6 Dec /17

Artificial Intelligence

Artificial intelligence - Word of the day - EVS Translations
Artificial intelligence – Word of the day – EVS Translations

While the study of intelligence is one of the oldest disciplines, Artificial Intelligence is one of the newest, founded as an academic field in 1956.

Thinking machines came to the scene in the early 1950s, and in 1955, John McCarthy, an Assistant Professor of Mathematics at Dartmouth College, organised a brainstorming summer workshop, coining the name of the new field of study and stating its aims as: “The study is to proceed on the basis of the conjecture that every aspect of learning or any other feature of intelligence can in principle be so precisely described that a machine can be made to simulate it. An attempt will be made to find how to make machines use language, form abstractions and concepts, solve kinds of problems now reserved for humans, and improve themselves”.

Many of the attendees became the future leaders of AI research, granted substantial funds to make their vision of a machine as intelligent as a human being come true.

The initial optimism was soon displaced by disappointment and loss of funding, notably the reduce of U.S. Government funding in the field of Machine Translation following the 1966 Automatic Language Processing Advisory Committee report concluding that machine translation is expensive and not likely to reach the quality of a human translator.

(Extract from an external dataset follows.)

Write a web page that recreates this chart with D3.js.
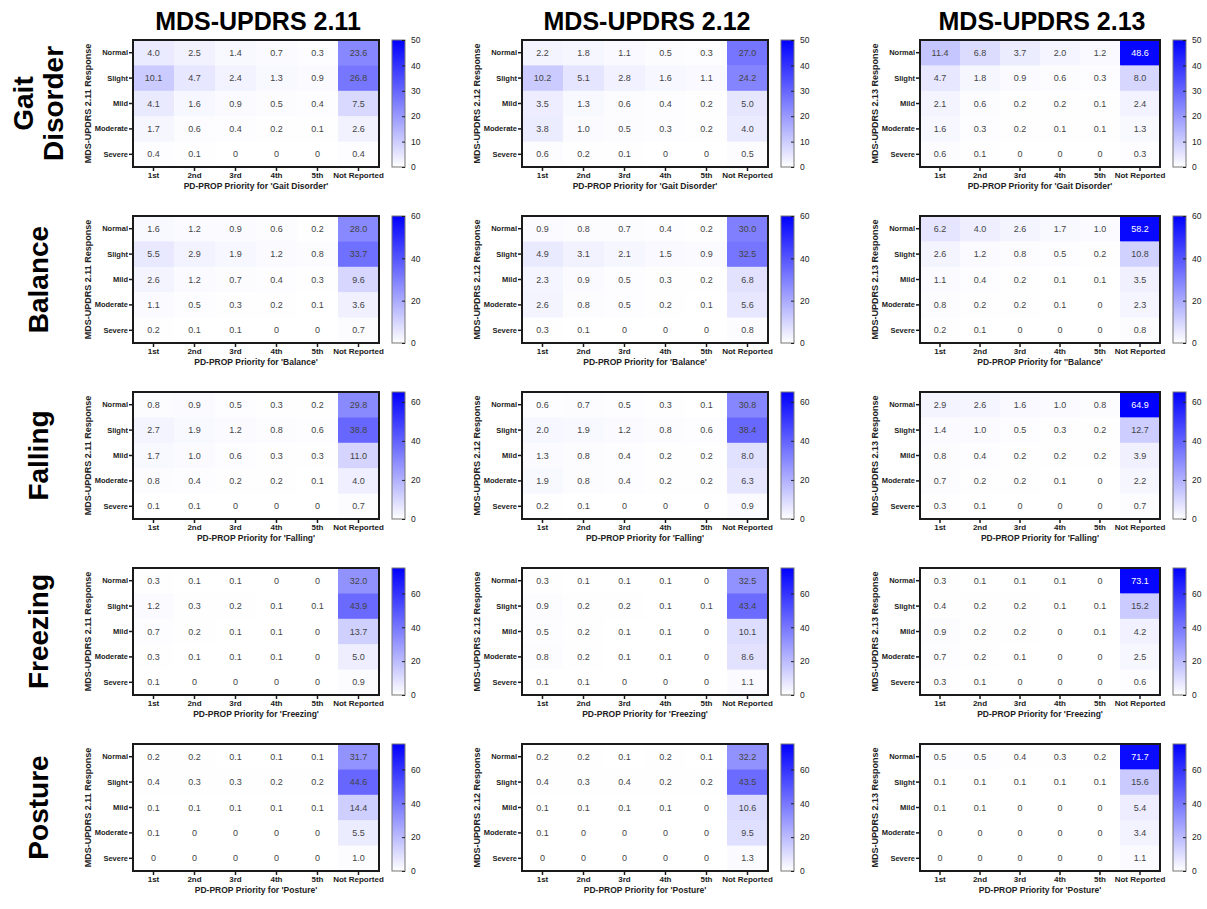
<!DOCTYPE html>
<html>
<head>
<meta charset="utf-8">
<script src="https://cdn.jsdelivr.net/npm/d3@7"></script>
<style>
  body { margin: 0; background: #fff; }
  svg { display: block; font-family: "Liberation Sans", Arial, sans-serif; }
  .tick text { fill: #222; }
</style>
</head>
<body>
<svg id="chart" width="1207" height="909"></svg>
<script>
// categories
var priorities = ["1st", "2nd", "3rd", "4th", "5th", "Not Reported"];
var responses = ["Normal", "Slight", "Mild", "Moderate", "Severe"];
var scaleNames = ["MDS-UPDRS 2.11", "MDS-UPDRS 2.12", "MDS-UPDRS 2.13"];
var items = ["Gait Disorder", "Balance", "Falling", "Freezing", "Posture"];
var itemLabels = [["Gait", "Disorder"], ["Balance"], ["Falling"], ["Freezing"], ["Posture"]];

// colour bar ranges per item row
var colorMax = [50, 60, 65, 75, 75];
var colorTicks = [[0, 10, 20, 30, 40, 50], [0, 20, 40, 60], [0, 20, 40, 60], [0, 20, 40, 60], [0, 20, 40, 60]];

// values (%), rows = responses, columns = priorities
var gait211 = [[4.0, 2.5, 1.4, 0.7, 0.3, 23.6], [10.1, 4.7, 2.4, 1.3, 0.9, 26.8], [4.1, 1.6, 0.9, 0.5, 0.4, 7.5], [1.7, 0.6, 0.4, 0.2, 0.1, 2.6], [0.4, 0.1, 0, 0, 0, 0.4]];
var gait212 = [[2.2, 1.8, 1.1, 0.5, 0.3, 27.0], [10.2, 5.1, 2.8, 1.6, 1.1, 24.2], [3.5, 1.3, 0.6, 0.4, 0.2, 5.0], [3.8, 1.0, 0.5, 0.3, 0.2, 4.0], [0.6, 0.2, 0.1, 0, 0, 0.5]];
var gait213 = [[11.4, 6.8, 3.7, 2.0, 1.2, 48.6], [4.7, 1.8, 0.9, 0.6, 0.3, 8.0], [2.1, 0.6, 0.2, 0.2, 0.1, 2.4], [1.6, 0.3, 0.2, 0.1, 0.1, 1.3], [0.6, 0.1, 0, 0, 0, 0.3]];
var balance211 = [[1.6, 1.2, 0.9, 0.6, 0.2, 28.0], [5.5, 2.9, 1.9, 1.2, 0.8, 33.7], [2.6, 1.2, 0.7, 0.4, 0.3, 9.6], [1.1, 0.5, 0.3, 0.2, 0.1, 3.6], [0.2, 0.1, 0.1, 0, 0, 0.7]];
var balance212 = [[0.9, 0.8, 0.7, 0.4, 0.2, 30.0], [4.9, 3.1, 2.1, 1.5, 0.9, 32.5], [2.3, 0.9, 0.5, 0.3, 0.2, 6.8], [2.6, 0.8, 0.5, 0.2, 0.1, 5.6], [0.3, 0.1, 0, 0, 0, 0.8]];
var balance213 = [[6.2, 4.0, 2.6, 1.7, 1.0, 58.2], [2.6, 1.2, 0.8, 0.5, 0.2, 10.8], [1.1, 0.4, 0.2, 0.1, 0.1, 3.5], [0.8, 0.2, 0.2, 0.1, 0, 2.3], [0.2, 0.1, 0, 0, 0, 0.8]];
var falling211 = [[0.8, 0.9, 0.5, 0.3, 0.2, 29.8], [2.7, 1.9, 1.2, 0.8, 0.6, 38.8], [1.7, 1.0, 0.6, 0.3, 0.3, 11.0], [0.8, 0.4, 0.2, 0.2, 0.1, 4.0], [0.1, 0.1, 0, 0, 0, 0.7]];
var falling212 = [[0.6, 0.7, 0.5, 0.3, 0.1, 30.8], [2.0, 1.9, 1.2, 0.8, 0.6, 38.4], [1.3, 0.8, 0.4, 0.2, 0.2, 8.0], [1.9, 0.8, 0.4, 0.2, 0.2, 6.3], [0.2, 0.1, 0, 0, 0, 0.9]];
var falling213 = [[2.9, 2.6, 1.6, 1.0, 0.8, 64.9], [1.4, 1.0, 0.5, 0.3, 0.2, 12.7], [0.8, 0.4, 0.2, 0.2, 0.2, 3.9], [0.7, 0.2, 0.2, 0.1, 0, 2.2], [0.3, 0.1, 0, 0, 0, 0.7]];
var freezing211 = [[0.3, 0.1, 0.1, 0, 0, 32.0], [1.2, 0.3, 0.2, 0.1, 0.1, 43.9], [0.7, 0.2, 0.1, 0.1, 0, 13.7], [0.3, 0.1, 0.1, 0.1, 0, 5.0], [0.1, 0, 0, 0, 0, 0.9]];
var freezing212 = [[0.3, 0.1, 0.1, 0.1, 0, 32.5], [0.9, 0.2, 0.2, 0.1, 0.1, 43.4], [0.5, 0.2, 0.1, 0.1, 0, 10.1], [0.8, 0.2, 0.1, 0.1, 0, 8.6], [0.1, 0.1, 0, 0, 0, 1.1]];
var freezing213 = [[0.3, 0.1, 0.1, 0.1, 0, 73.1], [0.4, 0.2, 0.2, 0.1, 0.1, 15.2], [0.9, 0.2, 0.2, 0, 0.1, 4.2], [0.7, 0.2, 0.1, 0, 0, 2.5], [0.3, 0.1, 0, 0, 0, 0.6]];
var posture211 = [[0.2, 0.2, 0.1, 0.1, 0.1, 31.7], [0.4, 0.3, 0.3, 0.2, 0.2, 44.6], [0.1, 0.1, 0.1, 0.1, 0.1, 14.4], [0.1, 0, 0, 0, 0, 5.5], [0, 0, 0, 0, 0, 1.0]];
var posture212 = [[0.2, 0.2, 0.1, 0.2, 0.1, 32.2], [0.4, 0.3, 0.4, 0.2, 0.2, 43.5], [0.1, 0.1, 0.1, 0.1, 0, 10.6], [0.1, 0, 0, 0, 0, 9.5], [0, 0, 0, 0, 0, 1.3]];
var posture213 = [[0.5, 0.5, 0.4, 0.3, 0.2, 71.7], [0.1, 0.1, 0.1, 0.1, 0.1, 15.6], [0.1, 0.1, 0, 0, 0, 5.4], [0, 0, 0, 0, 0, 3.4], [0, 0, 0, 0, 0, 1.1]];

var grid = [
	[gait211, gait212, gait213],
	[balance211, balance212, balance213],
	[falling211, falling212, falling213],
	[freezing211, freezing212, freezing213],
	[posture211, posture212, posture213]
];

// layout
var colLeft = [133, 522, 920];
var colWidth = [246, 246, 240];
var rowTop = [40, 216, 392, 568, 744];
var plotH = 127;

var svg = d3.select("#chart");

var grad = svg.append("defs").append("linearGradient")
	.attr("id", "cbar")
	.attr("x1", 0).attr("y1", 1).attr("x2", 0).attr("y2", 0);
grad.append("stop").attr("offset", "0%").attr("stop-color", "#ffffff");
grad.append("stop").attr("offset", "100%").attr("stop-color", "#0000ff");

// column titles
scaleNames.forEach(function(name, c) {
	svg.append("text")
		.attr("x", colLeft[c] + colWidth[c] / 2 + 2)
		.attr("y", 30)
		.attr("text-anchor", "middle")
		.style("font-size", "25px")
		.style("font-weight", "bold")
		.attr("fill", "#000")
		.text(name);
});

// row labels
itemLabels.forEach(function(lines, r) {
	var cy = rowTop[r] + plotH / 2;
	var t = svg.append("text")
		.attr("transform", "translate(0," + cy + ") rotate(-90)")
		.attr("text-anchor", "middle")
		.style("font-size", "28px")
		.style("font-weight", "bold")
		.attr("fill", "#000");
	if (lines.length == 2) {
		t.append("tspan").attr("x", 0).attr("y", 33).text(lines[0]);
		t.append("tspan").attr("x", 0).attr("y", 63).text(lines[1]);
	} else {
		t.append("tspan").attr("x", 0).attr("y", 48).text(lines[0]);
	}
});

function fmt(v) {
	return v === 0 ? "0" : v.toFixed(1);
}

grid.forEach(function(rowData, r) {
	rowData.forEach(function(values, c) {
		var left = colLeft[c], top = rowTop[r], w = colWidth[c];
		var maxV = colorMax[r];
		var g = svg.append("g").attr("transform", "translate(" + left + "," + top + ")");

		var x = d3.scaleBand().domain(priorities).range([0, w]);
		var y = d3.scaleBand().domain(responses).range([0, plotH]);
		var color = d3.scaleLinear().domain([0, maxV]).range(["#ffffff", "#0000ff"]);

		var cells = [];
		values.forEach(function(row, i) {
			row.forEach(function(v, j) {
				cells.push({ resp: responses[i], prio: priorities[j], v: v });
			});
		});

		g.selectAll("rect.cell").data(cells).enter().append("rect")
			.attr("class", "cell")
			.attr("x", function(d) { return x(d.prio); })
			.attr("y", function(d) { return y(d.resp); })
			.attr("width", x.bandwidth() + 0.5)
			.attr("height", y.bandwidth() + 0.5)
			.attr("fill", function(d) { return color(d.v); });

		g.selectAll("text.val").data(cells).enter().append("text")
			.attr("class", "val")
			.attr("x", function(d) { return x(d.prio) + x.bandwidth() / 2; })
			.attr("y", function(d) { return y(d.resp) + y.bandwidth() / 2; })
			.attr("dy", "0.35em")
			.attr("text-anchor", "middle")
			.style("font-size", "9px")
			.attr("fill", function(d) { return d.v / maxV > 0.75 ? "#fff" : "#444"; })
			.text(function(d) { return fmt(d.v); });

		// frame
		g.append("rect")
			.attr("width", w).attr("height", plotH)
			.attr("fill", "none")
			.attr("stroke", "#1a1a1a")
			.attr("stroke-width", 2);

		var xAxis = g.append("g")
			.attr("transform", "translate(0," + (plotH + 1) + ")")
			.call(d3.axisBottom(x).tickSize(3).tickPadding(1));
		xAxis.select(".domain").remove();
		xAxis.selectAll("line").attr("stroke", "#1a1a1a").attr("stroke-width", 1.5);
		xAxis.selectAll("text").style("font-size", "8px").style("font-weight", "bold");

		var yAxis = g.append("g")
			.attr("transform", "translate(-1,0)")
			.call(d3.axisLeft(y).tickSize(3).tickPadding(1));
		yAxis.select(".domain").remove();
		yAxis.selectAll("line").attr("stroke", "#1a1a1a").attr("stroke-width", 1.5);
		yAxis.selectAll("text").style("font-size", "7.5px").style("font-weight", "bold");

		var label = items[r];
		var xTitle = (c == 2 && r == 1) ? "PD-PROP Priority for ''" + label + "'" : "PD-PROP Priority for '" + label + "'";
		g.append("text")
			.attr("x", w / 2)
			.attr("y", plotH + 22)
			.attr("text-anchor", "middle")
			.style("font-size", "8.5px")
			.style("font-weight", "bold")
			.attr("fill", "#222")
			.text(xTitle);

		g.append("text")
			.attr("transform", "translate(-45," + (plotH / 2) + ") rotate(-90)")
			.attr("text-anchor", "middle")
			.attr("dy", "0.35em")
			.style("font-size", "9px")
			.style("font-weight", "bold")
			.attr("fill", "#222")
			.text(scaleNames[c] + " Response");

		// colour bar
		var cbX = w + 13, cbW = 13;
		var cb = g.append("g").attr("transform", "translate(" + cbX + ",0)");
		cb.append("rect")
			.attr("width", cbW).attr("height", plotH)
			.attr("fill", "url(#cbar)")
			.attr("stroke", "#777")
			.attr("stroke-width", 1);
		var cScale = d3.scaleLinear().domain([0, maxV]).range([plotH, 0]);
		var cAxis = cb.append("g")
			.attr("transform", "translate(" + cbW + ",0)")
			.call(d3.axisRight(cScale).tickValues(colorTicks[r]).tickSizeInner(-3).tickSizeOuter(0).tickPadding(6));
		cAxis.select(".domain").remove();
		cAxis.selectAll("line").attr("stroke", "#222");
		cAxis.selectAll("text").style("font-size", "8.5px").attr("fill", "#333");
	});
});
</script>
</body>
</html>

The various concerns in automatic language translation systems were further discussed at the NATO Summer School, held during the same year in Venice, where one of the first academics in the field of Machine Translation, Bar-Hillel, expressed his scepticism: “Though computers have been programmed to do certain things..it would be disastrous to extrapolate from these primitive exhibi-tions of artificial intelligence to something like translation.”

In the following decades, Artificial Intelligence, largely viewed as synonymous to ‘false promises,’ experienced what came-to-be-known as ‘AI Winter’; with optimism gradually increasing in the last decade, and today AI and machine learning forming the core of the fourth industrial revolution.

Once criticised, nowadays, Artificial intelligence is largely considered as the technology with the biggest potential to revolutionize nearly every industry in the next decade and generate a global economic growth of over $15 trillion by 2030.

Machines become smarter and more capable, three years after the chatbot named Eugene Goostman, became the first computer to pass the Turing test, convincing one third of the judges at the Royal Society in London that it was human, some experts believe that machines will reach human level intelligence in the next couple of decades. Further predictions see a world where deep learning and AI will enable robots to do most of the basic human daily tasks within the next 10 years.

As the key is not to develop a technology that can replace human intelligence, but one that can effectively solve problems, a typical Hollywood scenario of an AI Takeover seems far from plausible, yet has its advocates, for example, Stephen Hawking who thinks that artificial intelligence will be either the best or worst thing for humanity and that the development of full artificial intelligence, pose a threat to the existence of the human race.